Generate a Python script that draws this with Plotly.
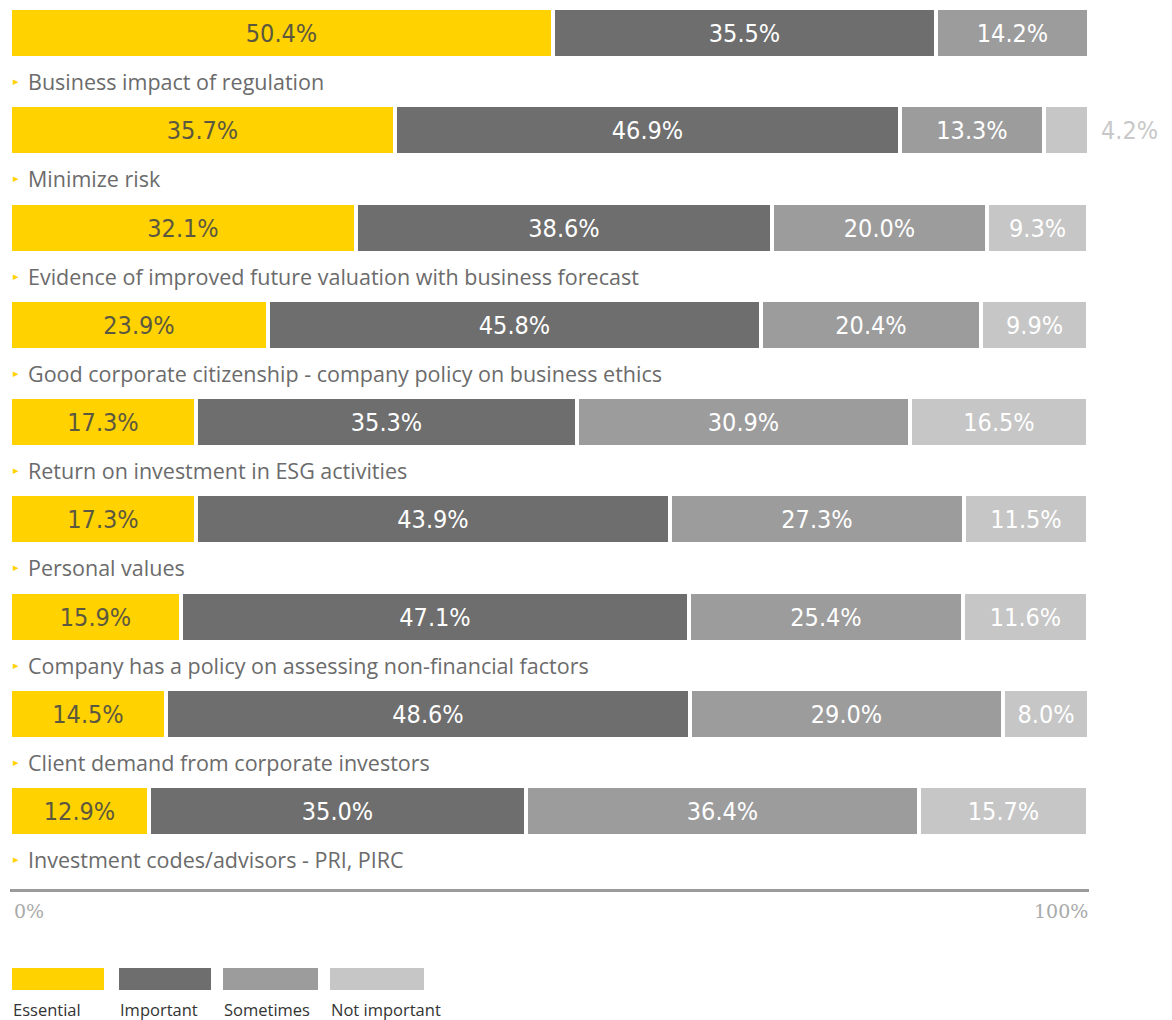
import plotly.graph_objects as go

# Survey results: share of respondents per rating, one row per driver
categories = [
    "Business impact of regulation",
    "Minimize risk",
    "Evidence of improved future valuation with business forecast",
    "Good corporate citizenship - company policy on business ethics",
    "Return on investment in ESG activities",
    "Personal values",
    "Company has a policy on assessing non-financial factors",
    "Client demand from corporate investors",
    "Investment codes/advisors - PRI, PIRC",
]
essential = [50.4, 35.7, 32.1, 23.9, 17.3, 17.3, 15.9, 14.5, 12.9]
important = [35.5, 46.9, 38.6, 45.8, 35.3, 43.9, 47.1, 48.6, 35.0]
sometimes = [14.2, 13.3, 20.0, 20.4, 30.9, 27.3, 25.4, 29.0, 36.4]
not_important = [None, 4.2, 9.3, 9.9, 16.5, 11.5, 11.6, 8.0, 15.7]

series_names = ["Essential", "Important", "Sometimes", "Not important"]
series_values = [essential, important, sometimes, not_important]
colors = ["#FFD200", "#6E6E6E", "#9C9C9C", "#C6C6C6"]
text_colors = ["#5c5840", "#FFFFFF", "#FFFFFF", "#FFFFFF"]
axis_labels = ["0%", "100%"]

VALUE_FONT = "DejaVu Sans Condensed, DejaVu Sans"

# Page geometry (pixels)
W, H = 1172, 1020
L, R, T, B = 10, 83, 0, 131
ROW = 97.25          # distance between rows
FIRST = 33.0         # centre of first bar
plot_w = W - L - R
plot_h = H - T - B


def px_x(px):
    return (px - L) / plot_w


def px_y(py):
    return (H - B - py) / plot_h


row_idx = list(range(len(categories)))
fig = go.Figure()

for name, vals, col, tcol in zip(series_names, series_values, colors, text_colors):
    positions = ["none" if (v is None or v < 5) else "inside" for v in vals]
    fig.add_trace(go.Bar(
        x=vals,
        y=row_idx,
        orientation="h",
        name=name,
        marker=dict(color=col, line=dict(color="#FFFFFF", width=4)),
        width=50 / ROW,
        texttemplate="%{x:.1f}%",
        textposition=positions,
        insidetextanchor="middle",
        textangle=0,
        textfont=dict(family=VALUE_FONT, size=25, color=tcol),
        cliponaxis=False,
        hoverinfo="skip",
    ))

annotations = []

# Category labels under each bar, preceded by a small yellow marker
for i, cat in enumerate(categories):
    ly = i + 48.5 / ROW
    annotations.append(dict(
        x=px_x(11), y=ly, xref="paper", yref="y", text="▸",
        showarrow=False, xanchor="left", yanchor="middle",
        font=dict(family="DejaVu Sans", size=11, color="#FFD200"),
    ))
    annotations.append(dict(
        x=px_x(26), y=ly, xref="paper", yref="y", text=cat,
        showarrow=False, xanchor="left", yanchor="middle",
        font=dict(family="Open Sans", size=21.5, color="#6b6b6b"),
    ))

# Small values that do not fit inside their segment are written beside the bar
for i, v in enumerate(not_important):
    if v is not None and v < 5:
        annotations.append(dict(
            x=px_x(1099), y=i, xref="paper", yref="y", text=f"{v:.1f}%",
            showarrow=False, xanchor="left", yanchor="middle",
            font=dict(family=VALUE_FONT, size=25, color="#C8C8C8"),
        ))

# Axis end labels
annotations.append(dict(
    x=px_x(12), y=px_y(911), xref="paper", yref="paper", text=axis_labels[0],
    showarrow=False, xanchor="left", yanchor="middle",
    font=dict(family="DejaVu Serif", size=19, color="#AAAAAA"),
))
annotations.append(dict(
    x=px_x(1090), y=px_y(911), xref="paper", yref="paper", text=axis_labels[1],
    showarrow=False, xanchor="right", yanchor="middle",
    font=dict(family="DejaVu Serif", size=19, color="#AAAAAA"),
))

# Legend swatches and labels
legend_x = [(12, 104), (119, 211), (223, 318), (330, 424)]
shapes = []
for (x0, x1), col, name in zip(legend_x, colors, series_names):
    shapes.append(dict(
        type="rect", xref="paper", yref="paper",
        x0=px_x(x0), x1=px_x(x1), y0=px_y(990), y1=px_y(968),
        fillcolor=col, line=dict(width=0),
    ))
    annotations.append(dict(
        x=px_x(x0 - 1), y=px_y(1009), xref="paper", yref="paper", text=name,
        showarrow=False, xanchor="left", yanchor="middle",
        font=dict(family="Open Sans", size=16.5, color="#333333"),
    ))

fig.update_layout(
    width=W, height=H,
    margin=dict(l=L, r=R, t=T, b=B, pad=0),
    barmode="stack",
    bargap=0,
    showlegend=False,
    plot_bgcolor="#FFFFFF",
    paper_bgcolor="#FFFFFF",
    xaxis=dict(
        range=[0, 100.12], showgrid=False, zeroline=False,
        showticklabels=False, ticks="",
        showline=True, linecolor="#9A9A9A", linewidth=3,
        fixedrange=True,
    ),
    yaxis=dict(
        range=[(H - B - FIRST) / ROW, -FIRST / ROW],
        visible=False, fixedrange=True,
    ),
    annotations=annotations,
    shapes=shapes,
)

fig.write_html("out.html", config={"displayModeBar": False})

_Exercise goal_.
Starting with the first line of the data above and ending with the line containing "import plotly.graph_objects as go", please restate every line exactly, leaving images out.

_Worked answer_.
Generate a Python script that draws this with Plotly.
import plotly.graph_objects as go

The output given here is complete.